Abstract
Micro-low energy electron diffraction (μLEED) is a powerful tool that is widely used for probing local surface structural features. Scanning μLEED in cooperating with low energy electron microscopy (LEEM) provide surface demographic information in real space with regional (250 nm) reciprocal space overlay on top. Such method provides precise quantitative information on structural variations with high spatial resolution. We propose an automatic high throughput method, Source Extraction and Photometry (SEP) – Spot Profile Analysis (SPA), to analyse large data set from scanning μLEED. SEP-SPA ability to automatically identify and analyse diffraction peaks opens up the possibility to investigate complex system with small domain size and random domain orientation, which diffraction peak positions alter rapidly with respect to small spatial displacement. A defective graphene on Cu(111) is used to demonstrates SEP-SPA capabilities. The sample is found to have rich rotational domain structure with majority of the graphene is co-aligned with the Cu(111) substrate.
A simulation of the extended Fourier Optics (FO) approach is presented. Using commercial cloud infrastructure, a low-cost high-performance method is proposed.
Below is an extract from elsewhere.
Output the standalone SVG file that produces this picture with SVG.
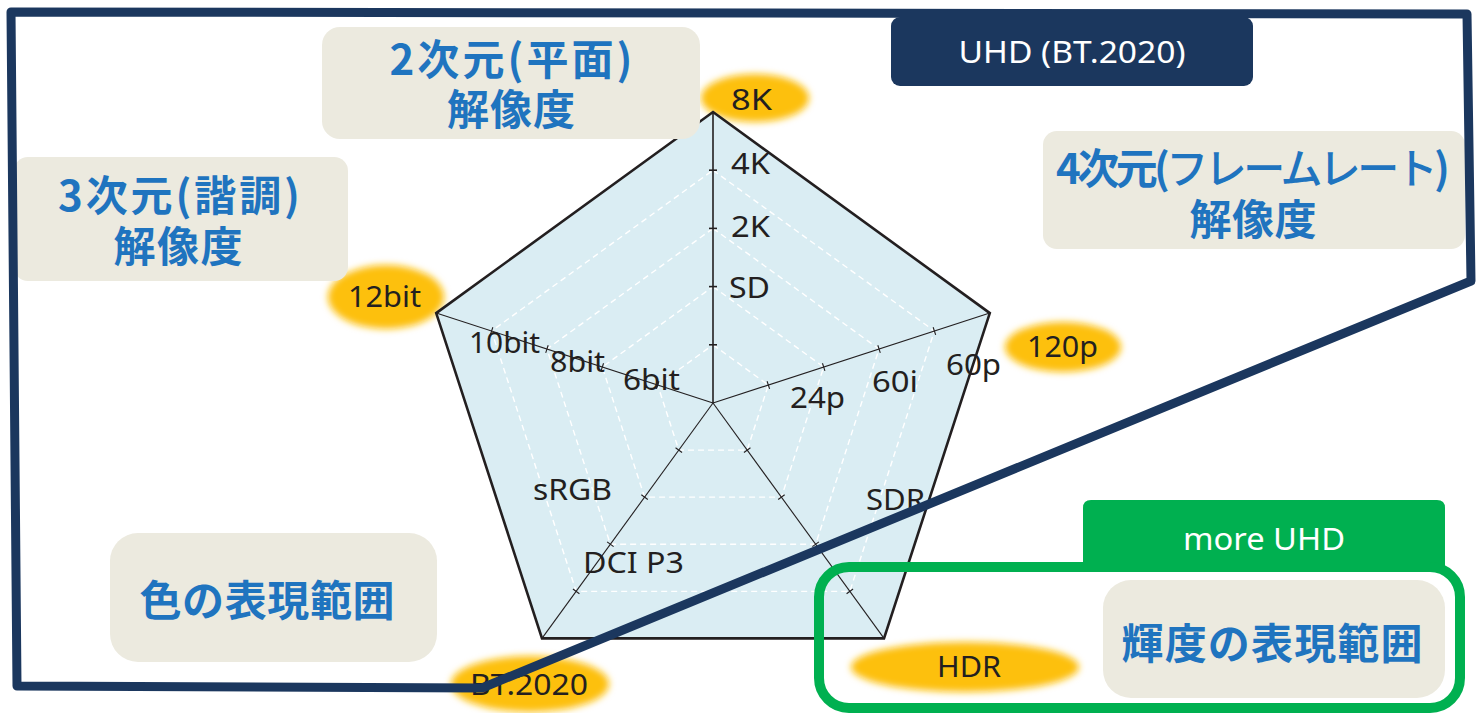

One-dimensional (1D) and two-dimensional (2D) in aberration-corrected (ac) and uncorrected (nac) LEEM of different phase objects’ numerical simulation results are presented. A set of phase objects under different defocus condition in new 1DFO simulation approach are benchmarked against previously published result. The implementation of a multi-core, multi-threading programming architecture in cloud provides significant time and cost saving. This work paves the way for an iteration approach to understand and construct three-dimensional mapping using two-dimensional LEEM defocus image series.